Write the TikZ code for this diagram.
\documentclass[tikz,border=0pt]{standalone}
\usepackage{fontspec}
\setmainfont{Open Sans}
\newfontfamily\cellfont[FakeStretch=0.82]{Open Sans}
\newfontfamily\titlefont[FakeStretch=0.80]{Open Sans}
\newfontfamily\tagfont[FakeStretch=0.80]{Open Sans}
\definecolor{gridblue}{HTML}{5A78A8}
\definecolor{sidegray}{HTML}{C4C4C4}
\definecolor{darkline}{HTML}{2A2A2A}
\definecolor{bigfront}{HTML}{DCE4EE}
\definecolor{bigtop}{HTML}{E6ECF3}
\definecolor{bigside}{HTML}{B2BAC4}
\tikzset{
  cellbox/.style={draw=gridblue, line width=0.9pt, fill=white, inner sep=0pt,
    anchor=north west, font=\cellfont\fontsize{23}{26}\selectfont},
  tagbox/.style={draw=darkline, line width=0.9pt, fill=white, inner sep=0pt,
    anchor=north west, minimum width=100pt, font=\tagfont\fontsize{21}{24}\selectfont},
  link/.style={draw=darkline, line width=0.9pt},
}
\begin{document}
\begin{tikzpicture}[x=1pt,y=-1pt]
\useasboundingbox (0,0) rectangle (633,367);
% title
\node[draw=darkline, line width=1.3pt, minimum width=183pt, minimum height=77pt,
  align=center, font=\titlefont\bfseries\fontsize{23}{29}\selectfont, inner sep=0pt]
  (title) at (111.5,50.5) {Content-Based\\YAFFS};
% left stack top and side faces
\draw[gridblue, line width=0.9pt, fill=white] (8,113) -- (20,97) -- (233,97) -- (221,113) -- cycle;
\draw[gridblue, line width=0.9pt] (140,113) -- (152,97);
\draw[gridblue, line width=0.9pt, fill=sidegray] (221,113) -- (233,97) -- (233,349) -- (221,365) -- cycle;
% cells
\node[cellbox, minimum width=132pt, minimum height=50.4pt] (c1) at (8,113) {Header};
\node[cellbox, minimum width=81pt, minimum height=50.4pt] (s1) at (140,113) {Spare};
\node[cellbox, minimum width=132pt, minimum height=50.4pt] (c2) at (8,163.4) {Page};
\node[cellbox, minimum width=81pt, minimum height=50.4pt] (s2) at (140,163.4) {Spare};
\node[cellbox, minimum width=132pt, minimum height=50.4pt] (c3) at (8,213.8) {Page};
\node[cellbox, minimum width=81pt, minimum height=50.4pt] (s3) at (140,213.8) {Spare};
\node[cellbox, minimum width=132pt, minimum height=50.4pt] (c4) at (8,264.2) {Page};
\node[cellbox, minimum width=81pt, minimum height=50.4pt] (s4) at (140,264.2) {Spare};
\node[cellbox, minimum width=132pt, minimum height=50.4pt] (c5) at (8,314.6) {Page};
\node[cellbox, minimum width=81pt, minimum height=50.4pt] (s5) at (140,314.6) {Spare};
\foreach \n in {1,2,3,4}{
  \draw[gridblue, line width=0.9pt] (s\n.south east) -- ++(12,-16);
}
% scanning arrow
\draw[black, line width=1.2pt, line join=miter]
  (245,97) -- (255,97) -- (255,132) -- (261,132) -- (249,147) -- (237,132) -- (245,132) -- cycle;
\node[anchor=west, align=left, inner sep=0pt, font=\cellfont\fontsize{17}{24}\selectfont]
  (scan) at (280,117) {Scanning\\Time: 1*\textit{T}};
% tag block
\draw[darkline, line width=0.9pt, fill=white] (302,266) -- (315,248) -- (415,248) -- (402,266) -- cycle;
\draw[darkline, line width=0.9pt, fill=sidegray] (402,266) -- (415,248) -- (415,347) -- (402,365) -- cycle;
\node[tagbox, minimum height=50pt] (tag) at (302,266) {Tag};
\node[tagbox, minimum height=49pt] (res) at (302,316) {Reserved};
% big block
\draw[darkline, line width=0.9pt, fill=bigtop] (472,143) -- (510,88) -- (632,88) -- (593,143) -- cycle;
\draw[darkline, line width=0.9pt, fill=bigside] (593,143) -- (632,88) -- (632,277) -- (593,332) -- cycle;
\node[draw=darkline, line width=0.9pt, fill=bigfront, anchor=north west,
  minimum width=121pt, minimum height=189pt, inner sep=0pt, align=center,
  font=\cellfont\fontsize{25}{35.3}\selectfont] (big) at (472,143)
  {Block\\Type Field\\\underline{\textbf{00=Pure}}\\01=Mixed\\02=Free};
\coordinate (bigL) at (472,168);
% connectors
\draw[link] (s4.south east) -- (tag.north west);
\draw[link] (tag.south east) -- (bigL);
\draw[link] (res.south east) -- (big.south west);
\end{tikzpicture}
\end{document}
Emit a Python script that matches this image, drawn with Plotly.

→ Stated goal
Write out the entries above once more, without altering anything.

→ Expected answer
Write the TikZ code for this diagram.
\documentclass[tikz,border=0pt]{standalone}
\usepackage{fontspec}
\setmainfont{Open Sans}
\newfontfamily\cellfont[FakeStretch=0.82]{Open Sans}
\newfontfamily\titlefont[FakeStretch=0.80]{Open Sans}
\newfontfamily\tagfont[FakeStretch=0.80]{Open Sans}
\definecolor{gridblue}{HTML}{5A78A8}
\definecolor{sidegray}{HTML}{C4C4C4}
\definecolor{darkline}{HTML}{2A2A2A}
\definecolor{bigfront}{HTML}{DCE4EE}
\definecolor{bigtop}{HTML}{E6ECF3}
\definecolor{bigside}{HTML}{B2BAC4}
\tikzset{
  cellbox/.style={draw=gridblue, line width=0.9pt, fill=white, inner sep=0pt,
    anchor=north west, font=\cellfont\fontsize{23}{26}\selectfont},
  tagbox/.style={draw=darkline, line width=0.9pt, fill=white, inner sep=0pt,
    anchor=north west, minimum width=100pt, font=\tagfont\fontsize{21}{24}\selectfont},
  link/.style={draw=darkline, line width=0.9pt},
}
\begin{document}
\begin{tikzpicture}[x=1pt,y=-1pt]
\useasboundingbox (0,0) rectangle (633,367);
% title
\node[draw=darkline, line width=1.3pt, minimum width=183pt, minimum height=77pt,
  align=center, font=\titlefont\bfseries\fontsize{23}{29}\selectfont, inner sep=0pt]
  (title) at (111.5,50.5) {Content-Based\\YAFFS};
% left stack top and side faces
\draw[gridblue, line width=0.9pt, fill=white] (8,113) -- (20,97) -- (233,97) -- (221,113) -- cycle;
\draw[gridblue, line width=0.9pt] (140,113) -- (152,97);
\draw[gridblue, line width=0.9pt, fill=sidegray] (221,113) -- (233,97) -- (233,349) -- (221,365) -- cycle;
% cells
\node[cellbox, minimum width=132pt, minimum height=50.4pt] (c1) at (8,113) {Header};
\node[cellbox, minimum width=81pt, minimum height=50.4pt] (s1) at (140,113) {Spare};
\node[cellbox, minimum width=132pt, minimum height=50.4pt] (c2) at (8,163.4) {Page};
\node[cellbox, minimum width=81pt, minimum height=50.4pt] (s2) at (140,163.4) {Spare};
\node[cellbox, minimum width=132pt, minimum height=50.4pt] (c3) at (8,213.8) {Page};
\node[cellbox, minimum width=81pt, minimum height=50.4pt] (s3) at (140,213.8) {Spare};
\node[cellbox, minimum width=132pt, minimum height=50.4pt] (c4) at (8,264.2) {Page};
\node[cellbox, minimum width=81pt, minimum height=50.4pt] (s4) at (140,264.2) {Spare};
\node[cellbox, minimum width=132pt, minimum height=50.4pt] (c5) at (8,314.6) {Page};
\node[cellbox, minimum width=81pt, minimum height=50.4pt] (s5) at (140,314.6) {Spare};
\foreach \n in {1,2,3,4}{
  \draw[gridblue, line width=0.9pt] (s\n.south east) -- ++(12,-16);
}
% scanning arrow
\draw[black, line width=1.2pt, line join=miter]
  (245,97) -- (255,97) -- (255,132) -- (261,132) -- (249,147) -- (237,132) -- (245,132) -- cycle;
\node[anchor=west, align=left, inner sep=0pt, font=\cellfont\fontsize{17}{24}\selectfont]
  (scan) at (280,117) {Scanning\\Time: 1*\textit{T}};
% tag block
\draw[darkline, line width=0.9pt, fill=white] (302,266) -- (315,248) -- (415,248) -- (402,266) -- cycle;
\draw[darkline, line width=0.9pt, fill=sidegray] (402,266) -- (415,248) -- (415,347) -- (402,365) -- cycle;
\node[tagbox, minimum height=50pt] (tag) at (302,266) {Tag};
\node[tagbox, minimum height=49pt] (res) at (302,316) {Reserved};
% big block
\draw[darkline, line width=0.9pt, fill=bigtop] (472,143) -- (510,88) -- (632,88) -- (593,143) -- cycle;
\draw[darkline, line width=0.9pt, fill=bigside] (593,143) -- (632,88) -- (632,277) -- (593,332) -- cycle;
\node[draw=darkline, line width=0.9pt, fill=bigfront, anchor=north west,
  minimum width=121pt, minimum height=189pt, inner sep=0pt, align=center,
  font=\cellfont\fontsize{25}{35.3}\selectfont] (big) at (472,143)
  {Block\\Type Field\\\underline{\textbf{00=Pure}}\\01=Mixed\\02=Free};
\coordinate (bigL) at (472,168);
% connectors
\draw[link] (s4.south east) -- (tag.north west);
\draw[link] (tag.south east) -- (bigL);
\draw[link] (res.south east) -- (big.south west);
\end{tikzpicture}
\end{document}
Emit a Python script that matches this image, drawn with Plotly.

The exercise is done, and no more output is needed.